Leur violence est politique. Nous n'avons pas à demander à l'opposant sa permission, son autorisation ou sa validation pour lutter contre notre oppression.  

J'ai trouvé la référence Se défendre dans La terreur féministe par Irene. 

oOo

Les techniques de défense évoquées dans le billet

Le jujitsu est une technique japonaise de combat basée sur les points de déséquilibre et les faiblesses de l'adversaire. Il a été introduit en Angleterre par un maître japonais au début du siècle dernier, et adopté par les féministes suffragistes pour lesquelles il l'avait adapté, puis créé un club. 

Le krav-maga est une technique d'auto-défense au corps à corps, incapacitante pour l'agresseur, inventée par un Juif slovaque qui rejoint la Palestine en 1942. Il est devenu une sorte de mythe fondateur de l'état Hébreu et est praticable par tout le monde, femmes incluses. 

Je rajoute le Tai-chi, également art martial, chinois cette fois.
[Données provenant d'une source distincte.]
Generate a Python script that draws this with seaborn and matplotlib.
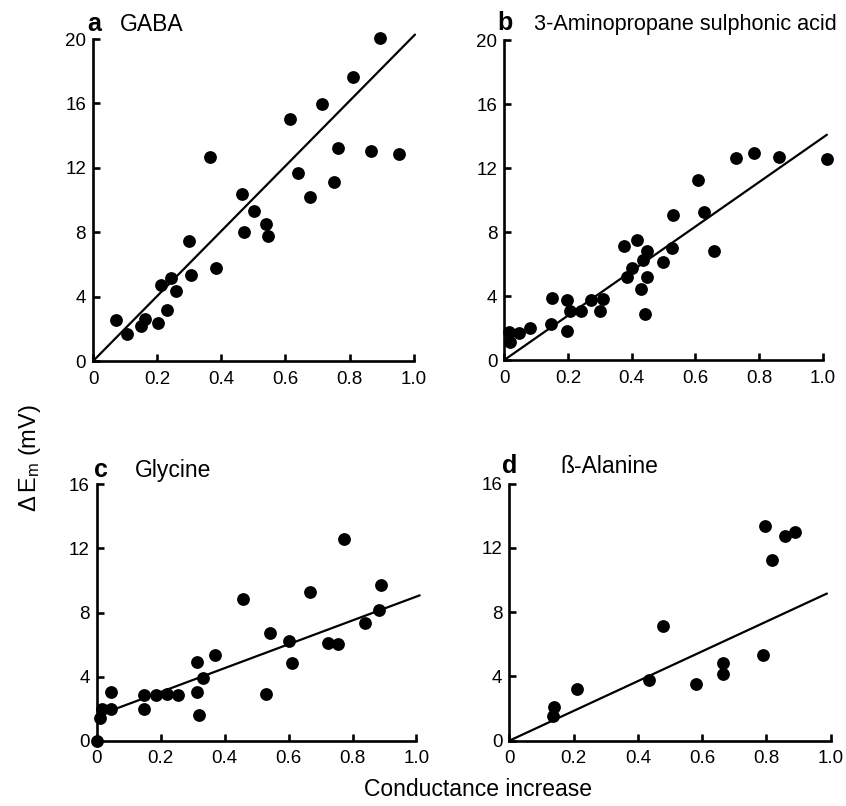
import numpy as np
import pandas as pd
import matplotlib
matplotlib.use('Agg')
import matplotlib.pyplot as plt
import seaborn as sns

# GABA
gaba_x = [0.071, 0.106, 0.149, 0.161, 0.201, 0.211, 0.232, 0.242, 0.260, 0.298, 0.307, 0.364, 0.383,
          0.464, 0.470, 0.501, 0.540, 0.547, 0.613, 0.640, 0.678, 0.715, 0.752, 0.765, 0.810, 0.868,
          0.896, 0.953]
gaba_y = [2.57, 1.70, 2.16, 2.63, 2.37, 4.71, 3.15, 5.19, 4.36, 7.47, 5.37, 12.68, 5.79,
          10.37, 7.99, 9.32, 8.53, 7.78, 15.06, 11.68, 10.21, 15.98, 11.10, 13.24, 17.66, 13.07,
          20.06, 12.86]

# 3-Aminopropane sulphonic acid
apsa_x = [0.016, 0.018, 0.047, 0.081, 0.147, 0.150, 0.196, 0.197, 0.206, 0.240, 0.274, 0.301, 0.311,
          0.376, 0.384, 0.401, 0.416, 0.431, 0.437, 0.442, 0.447, 0.449, 0.497, 0.528, 0.531,
          0.608, 0.627, 0.660, 0.729, 0.785, 0.862, 1.013]
apsa_y = [1.73, 1.10, 1.69, 1.98, 2.23, 3.90, 3.75, 1.81, 3.06, 3.06, 3.73, 3.08, 3.83,
          7.15, 5.17, 5.75, 7.50, 4.42, 6.25, 2.88, 6.83, 5.17, 6.10, 6.98, 9.06,
          11.25, 9.23, 6.83, 12.60, 12.92, 12.71, 12.56]

# Glycine
gly_x = [0.0, 0.010, 0.016, 0.045, 0.045, 0.148, 0.148, 0.184, 0.219, 0.253, 0.313, 0.313, 0.321,
         0.331, 0.370, 0.458, 0.528, 0.542, 0.600, 0.611, 0.667, 0.723, 0.755, 0.774, 0.839,
         0.883, 0.889]
gly_y = [0.0, 1.39, 1.96, 1.96, 3.06, 2.00, 2.83, 2.83, 2.91, 2.83, 4.91, 3.06, 1.62,
         3.89, 5.33, 8.82, 2.91, 6.74, 6.20, 4.85, 9.30, 6.10, 6.01, 12.61, 7.34,
         8.14, 9.70]

# beta-Alanine
bala_x = [0.135, 0.140, 0.210, 0.436, 0.477, 0.582, 0.666, 0.666, 0.788, 0.795, 0.817, 0.857, 0.889]
bala_y = [1.55, 2.11, 3.23, 3.75, 7.13, 3.50, 4.17, 4.85, 5.35, 13.39, 11.27, 12.77, 12.97]

# fitted lines: (slope, intercept, x end)
fits = {
    'a': (20.2, 0.0, 1.004),
    'b': (13.9, 0.0, 1.013),
    'c': (7.45, 1.55, 1.01),
    'd': (9.27, 0.0, 0.988),
}

panel_letters = ['a', 'b', 'c', 'd']
panel_names = ['GABA', '3-Aminopropane sulphonic acid', 'Glycine', 'ß-Alanine']
y_max = [20, 20, 16, 16]
y_ticks = [[0, 4, 8, 12, 16, 20], [0, 4, 8, 12, 16, 20], [0, 4, 8, 12, 16], [0, 4, 8, 12, 16]]
x_ticks = [0, 0.2, 0.4, 0.6, 0.8, 1.0]
x_ticklabels = ['0', '0.2', '0.4', '0.6', '0.8', '1.0']

sns.set_theme(style='ticks')
plt.rcParams['font.family'] = ['Liberation Sans', 'DejaVu Sans']
plt.rcParams['mathtext.fontset'] = 'custom'
plt.rcParams['mathtext.rm'] = 'Liberation Sans'
plt.rcParams['mathtext.it'] = 'Liberation Sans'
plt.rcParams['text.color'] = 'black'

fig = plt.figure(figsize=(8.46, 8.06), dpi=100)
rects = [
    [0.110, 0.552, 0.379, 0.3995],
    [0.596, 0.5533, 0.3765, 0.397],
    [0.1143, 0.081, 0.378, 0.318],
    [0.602, 0.081, 0.380, 0.319],
]
title_pos = [
    (-0.018, 0.084, 1.025),
    (-0.022, 0.094, 1.031),
    (-0.008, 0.12, 1.03),
    (-0.022, 0.158, 1.043),
]
title_size = [16.5, 15.6, 16.5, 16.5]
datasets = [(gaba_x, gaba_y), (apsa_x, apsa_y), (gly_x, gly_y), (bala_x, bala_y)]

for i, r in enumerate(rects):
    ax = fig.add_axes(r)
    xs, ys = datasets[i]
    df = pd.DataFrame({'x': xs, 'y': ys})
    sns.scatterplot(data=df, x='x', y='y', ax=ax, color='black', s=85,
                    edgecolor='black', linewidth=0, clip_on=False, zorder=3)
    slope, icpt, xend = fits[panel_letters[i]]
    line = pd.DataFrame({'x': [0.0, xend], 'y': [icpt, icpt + slope * xend]})
    sns.lineplot(data=line, x='x', y='y', ax=ax, color='black', linewidth=1.6, clip_on=False)

    ax.set_xlim(0, 1.0)
    ax.set_ylim(0, y_max[i])
    ax.set_xticks(x_ticks)
    ax.set_xticklabels(x_ticklabels)
    ax.set_yticks(y_ticks[i])
    ax.set_xlabel('')
    ax.set_ylabel('')
    sns.despine(ax=ax)
    for s in ['left', 'bottom']:
        ax.spines[s].set_linewidth(1.9)
        ax.spines[s].set_color('black')
    ax.tick_params(axis='both', direction='in', length=5, width=1.9, colors='black',
                   labelsize=13.5)
    ax.tick_params(axis='x', pad=7)
    ax.tick_params(axis='y', pad=5)

    lx, nx, ty = title_pos[i]
    ax.text(lx, ty, panel_letters[i], transform=ax.transAxes, fontsize=18,
            fontweight='bold', ha='left', va='baseline')
    ax.text(nx, ty, panel_names[i], transform=ax.transAxes, fontsize=title_size[i],
            ha='left', va='baseline')

fig.text(0.565, 0.02, 'Conductance increase', fontsize=16.5, ha='center', va='center')
fig.text(0.036, 0.432, r'$\Delta\,\mathrm{E_m}$ (mV)', fontsize=17, rotation=90,
         ha='center', va='center')

fig.savefig('out.png', dpi=100, facecolor='white')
Souvent pratiqué par des femmes, il n'est généralement pas vu ainsi, et pourtant Emmanuel Carrère en fait la démonstration dans Yoga en racontant l'anecdote qu'une de ses camarades femme de club de Taï Chi, attaquée dans le métro par un voleur de sacs à mains, s'en est tirée en faisant le mouvement ' les mains séparant les nuages ', déséquilibrant son attaquant, le renvoyant dans le mur avant de le faire tomber, puis fuir. Les mouvements de Tai-chi chuan sont lents, fluides, mais bien maîtrisés et réalisés très vite, ils sont redoutables, ce qui en fait sans aucun doute un art martial, selon Emmanuel Carrère.

Que vous appreniez une de ces techniques, ou d'autres, techniques dont vous n'aurez sans doute pas à vous servir, en tous cas pas tous les jours, présente un autre avantage selon moi : elles développent notre confiance en nous, notre assertivité, elles nous autonomisent, nous délivrent de la peur, et nous donnent une autre allure dans les lieux publics. Cela fait une considérable différence.